In March 2024, the series was renewed for a second season, which premiered on BET+ on September 19, 2024.

==Plot==
The series follows Chantel Vivian (Tami Roman), a fashion designer whose success is overshadowed by her narcissistic husband, addiction, unresolved childhood traumas, and dysfunctional personal life.

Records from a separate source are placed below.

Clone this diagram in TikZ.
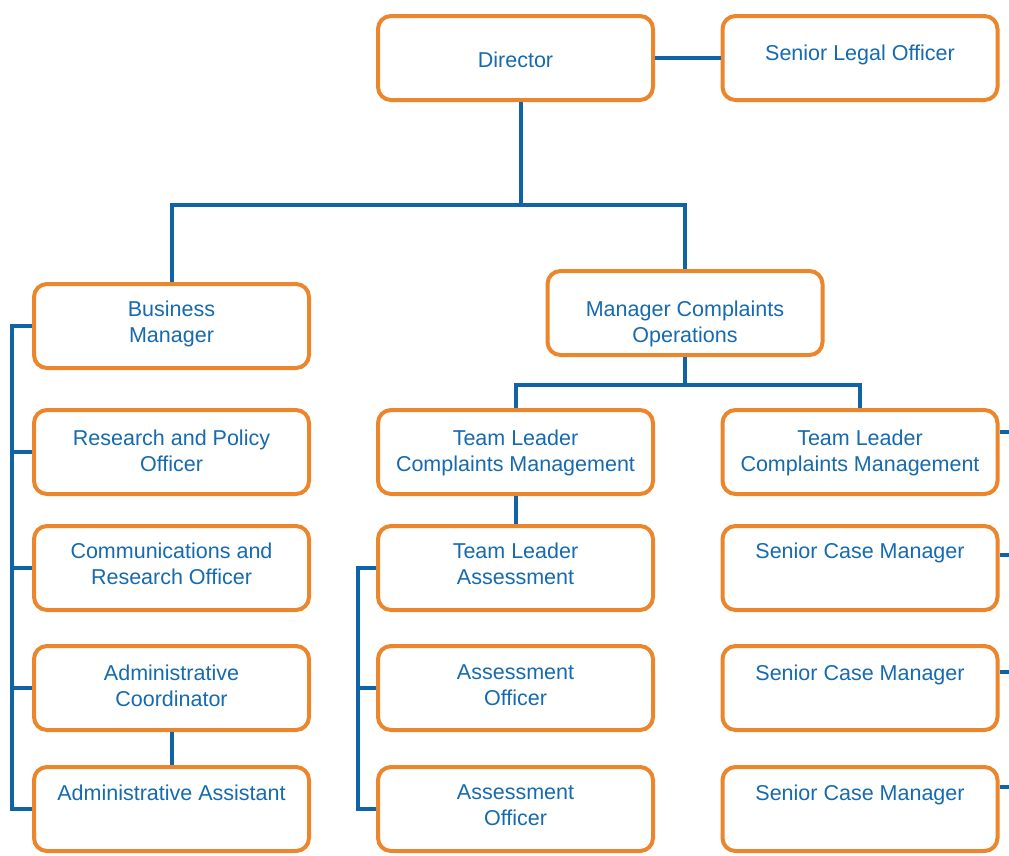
\documentclass[tikz,border=0pt]{standalone}
\usepackage{fontspec}
\setmainfont{Liberation Sans}

\definecolor{boxorange}{RGB}{236,134,44}
\definecolor{lineblue}{RGB}{16,100,166}
\definecolor{textblue}{RGB}{22,106,176}

\begin{document}
\begin{tikzpicture}[x=1pt,y=-1pt,line width=4pt,
		orgbox/.style={draw=boxorange,fill=white,rounded corners=13pt,
			minimum width=275pt,minimum height=84pt,inner sep=0pt},
		orgtext/.style={anchor=north,inner sep=0pt,align=center,text=textblue,
			font=\fontsize{21.5}{25.5}\selectfont},
		link/.style={draw=lineblue,line cap=butt}]
		\useasboundingbox (0,0) rectangle (1009,855);

		% name / centre x / centre y / top of text / text
		\foreach \name/\x/\y/\t/\txt in
		{dir/515.5/58/50/Director,
		slo/860/58/43/Senior Legal Officer,
		bm/171.5/326/299/{Business\\Manager},
		mco/685/313/299/{Manager Complaints\\Operations},
		rpo/171.5/452/428/{Research and Policy\\Officer},
		cro/171.5/568/541/{Communications and\\Research Officer},
		ac/171.5/688/663/{Administrative\\Coordinator},
		aa/171.5/809/783/Administrative Assistant,
		tlc/515.5/452/428/{Team Leader\\Complaints Management},
		tlr/860/452/428/{Team Leader\\Complaints Management},
		tla/515.5/568/541/{Team Leader\\Assessment},
		aoa/515.5/688/663/{Assessment\\Officer},
		aob/515.5/809/783/{Assessment\\Officer},
		scma/860/568/541/Senior Case Manager,
		scmb/860/688/663/Senior Case Manager,
		scmc/860/809/783/Senior Case Manager}
		{
			\node[orgbox] (\name) at (\x,\y) {};
			\node[orgtext] (\name-txt) at (\x,\t) {\txt};
		}

		\coordinate (fork) at (0,205);
		\coordinate (split) at (0,385);
		\coordinate (lbar) at (12,0);
		\coordinate (abar) at (358,0);

		\draw[link] (dir) -- (slo);
		\draw[link] ([xshift=5pt]dir.south) -- ([xshift=5pt]dir.south |- fork) -| (bm.north);
		\draw[link] ([xshift=5pt]dir.south |- fork) -| (mco.north);
		\draw[link] (mco.south) -- (mco.south |- split) -| (tlc.north);
		\draw[link] (mco.south |- split) -| (tlr.north);
		\draw[link] (tlc) -- (tla);
		\draw[link] (ac) -- (aa);

		% left bracket
		\draw[link] (bm.west) -| (lbar |- aa.west) -- (aa.west);
		\foreach \b in {rpo,cro,ac}
			\draw[link] (\b.west) -- (\b.west -| lbar);

		% assessment bracket
		\draw[link] (tla.west) -| (abar |- aob.west) -- (aob.west);
		\draw[link] (aoa.west) -- (aoa.west -| abar);

		% stubs off the right edge
		\foreach \b/\s in {tlr/20,scma/13,scmb/16,scmc/22}
			\draw[link] ([yshift=\s pt]\b.east) -- ++(14,0);
	\end{tikzpicture}
\end{document}
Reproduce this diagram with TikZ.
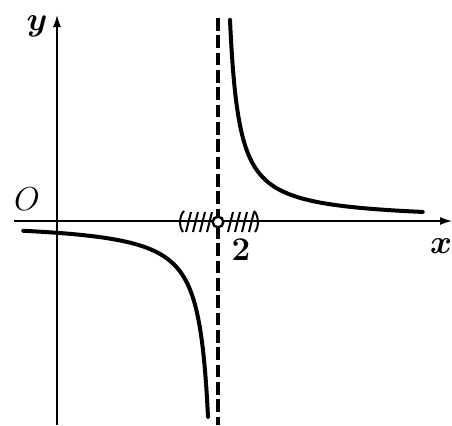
\documentclass[tikz,border=0pt]{standalone}
\usepackage{bm}
\usetikzlibrary{arrows.meta}
\begin{document}
\begin{tikzpicture}[x=0.75pt,y=-0.75pt,
  axis/.style={line width=1.1pt},
  curve/.style={line width=3pt,line cap=round},
  asym/.style={line width=2.7pt,dash pattern=on 9.5pt off 3.5pt},
  hatch/.style={line width=1.5pt},
  lbl/.style={font=\fontsize{27}{27}\selectfont,inner sep=0pt}]
\useasboundingbox (0,0) rectangle (452,425);
% axes
\coordinate (xs) at (14,221);
\coordinate (xe) at (452,221);
\coordinate (ys) at (57,425);
\coordinate (ye) at (57,15);
\draw[axis,-{Latex[length=9pt,width=6pt]}] (xs) -- (xe);
\draw[axis,-{Latex[length=9pt,width=6pt]}] (ys) -- (ye);
% asymptote
\coordinate (at) at (218,18);
\coordinate (ab) at (218,425);
\draw[asym] (at) -- (ab);
% branches
\draw[curve] plot[domain=0:1,samples=160,variable=\t]
  ({218+12*exp(2.838*\t)},{221-1830/(12*exp(2.838*\t)-2.9)});
\draw[curve] plot[domain=0:1,samples=160,variable=\t]
  ({218-10*exp(2.9704*\t)},{221+1900/(10*exp(2.9704*\t)-0.3)});
% hatched neighbourhood
\draw[hatch] (184,211) .. controls (179,216) and (179,227) .. (183,232);
\draw[hatch] (254,211) .. controls (259,216) and (259,227) .. (255,232);
\foreach \u in {186,193,200,207,228,235,242,249}
  \draw[hatch] (\u,232) -- (\u+5,212);
\node[circle,draw,line width=1.8pt,fill=white,minimum size=8pt,inner sep=0pt] (hole) at (218,222) {};
% labels
\node[lbl] (ylab) at (37,26) {$\bm{y}$};
\node[lbl] (olab) at (27,199) {$O$};
\node[lbl] (xlab) at (441,246) {$\bm{x}$};
\node[lbl] (two) at (241,250) {$\mathbf{2}$};
\end{tikzpicture}
\end{document}
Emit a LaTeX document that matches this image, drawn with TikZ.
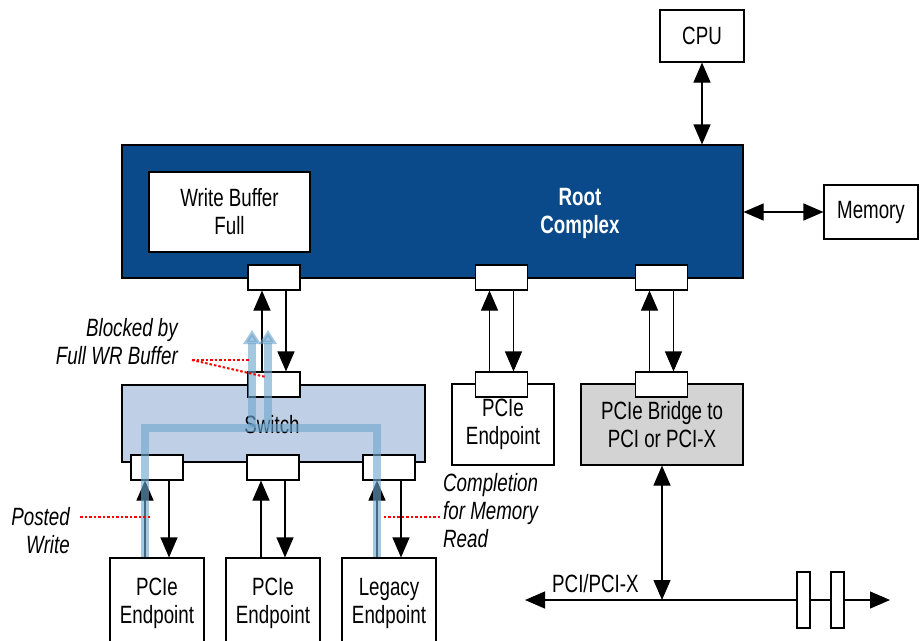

With the assistance of her secret weapon, Jaelyn Ryan (Erica Peeples), publicist to her Vicious Empire, Chantel works to rise through the ranks, but her husband Kane's (Redaric Williams) behavior threatens to tear down the house.

==Cast and characters==
===Main===
- Tami Roman as Chantel Vivian
- Redaric Williams as Kane
- Erica Peeples as Jaelyn Ryan
- Norman Nixon Jr. as Milan
- Tiffany Black as Raven
- Kyler O'Neal as Izzy
- Ella Joyce as Carolyn
- Brely Evans as Avery
- Kayla Eva as Dayna
- Lyric Anderson as Tia

===Recurring===
- Lindsey Pearlman as Karen (season 1)
- Zariyah Gibson as young Chantel (season 1)
- Robert Ri'chard as Nile (season 2)

==Episodes==

| Season | Episodes |  | Originally released |  |  |
| First released | Last released | Network |
| 1 | 8 |  | August 17, 2022 | October 5, 2022 | BET |
| 2 | 8 |  | September 19, 2024 | October 31, 2024 | BET+ |

===Season 1 (2022)===

| No. overall | No. in season | Title | Directed by | Written by | Original release date | U.S. viewers (millions) |
|---|---|---|---|---|---|---|
| 1 | 1 | "Haus of Vicious" | Kim Fields | Tu-Shonda Whitaker & Amaleka McCall | August 17, 2022 | 0.30 |
| 2 | 2 | "A Vicious Scandal" | Kim Fields | Tu-Shonda Whitaker & Amaleka McCall | August 24, 2022 | 0.35 |
| 3 | 3 | "Vicious Lies" | Kim Fields | Tu-Shonda Whitaker & Amaleka McCall | August 31, 2022 | 0.32 |
| 4 | 4 | "Vicious Betrayal" | Kim Fields | Tu-Shonda Whitaker & Amaleka McCall | September 7, 2022 | 0.34 |
| 5 | 5 | "Viciously Passion" | Kim Fields | Tu-Shonda Whitaker & Amaleka McCall | September 14, 2022 | 0.36 |
| 6 | 6 | "Vicious Intent" | Kim Fields | Tu-Shonda Whitaker & Amaleka McCall | September 21, 2022 | 0.45 |
| 7 | 7 | "Vicious Fall" | Kim Fields | Tu-Shonda Whitaker & Amaleka McCall | September 28, 2022 | 0.38 |
| 8 | 8 | "Vicious Rise" | Kim Fields | Tu-Shonda Whitaker & Amaleka McCall | October 5, 2022 | 0.37 |

===Season 2 (2024)===

| No. overall | No. in season | Title | Directed by | Written by | Original release date |
|---|---|---|---|---|---|
| 9 | 1 | "Vicious Encounters" | Roger Alexander | Jill Ramsey | September 19, 2024 |
| 10 | 2 | "Vicious Secrets" | Roger Alexander | Lyric C. Anderson | September 19, 2024 |
| 11 | 3 | "Vicious Set-Up" | Roger Alexander | Lyric C. Anderson | September 26, 2024 |
| 12 | 4 | "Vicious Intentions" | Roger Alexander | Lyric C. Anderson | October 3, 2024 |
| 13 | 5 | "Vicious Life" | Roger Alexander | Lyric C. Anderson | October 10, 2024 |
| 14 | 6 | "Vicious Exposure" | Roger Alexander | Lyric C. Anderson | October 17, 2024 |
| 15 | 7 | "Vicious Cuts" | Roger Alexander | Dywane D. Birch | October 24, 2024 |
| 16 | 8 | "Vicious Showdown" | Roger Alexander | Dywane D. Birch | October 31, 2024 |

==Production==
===Development===
On May 5, 2021, the series was in development by UrbanflixTV. On August 12, 2022, the series was moved to BET, where it received a series order. The series premiered on August 17, 2022.

On March 25, 2024, the series was renewed for a second season, which premiered on BET+ on September 19, 2024.

===Casting===
The main cast was revealed on August 12, 2022.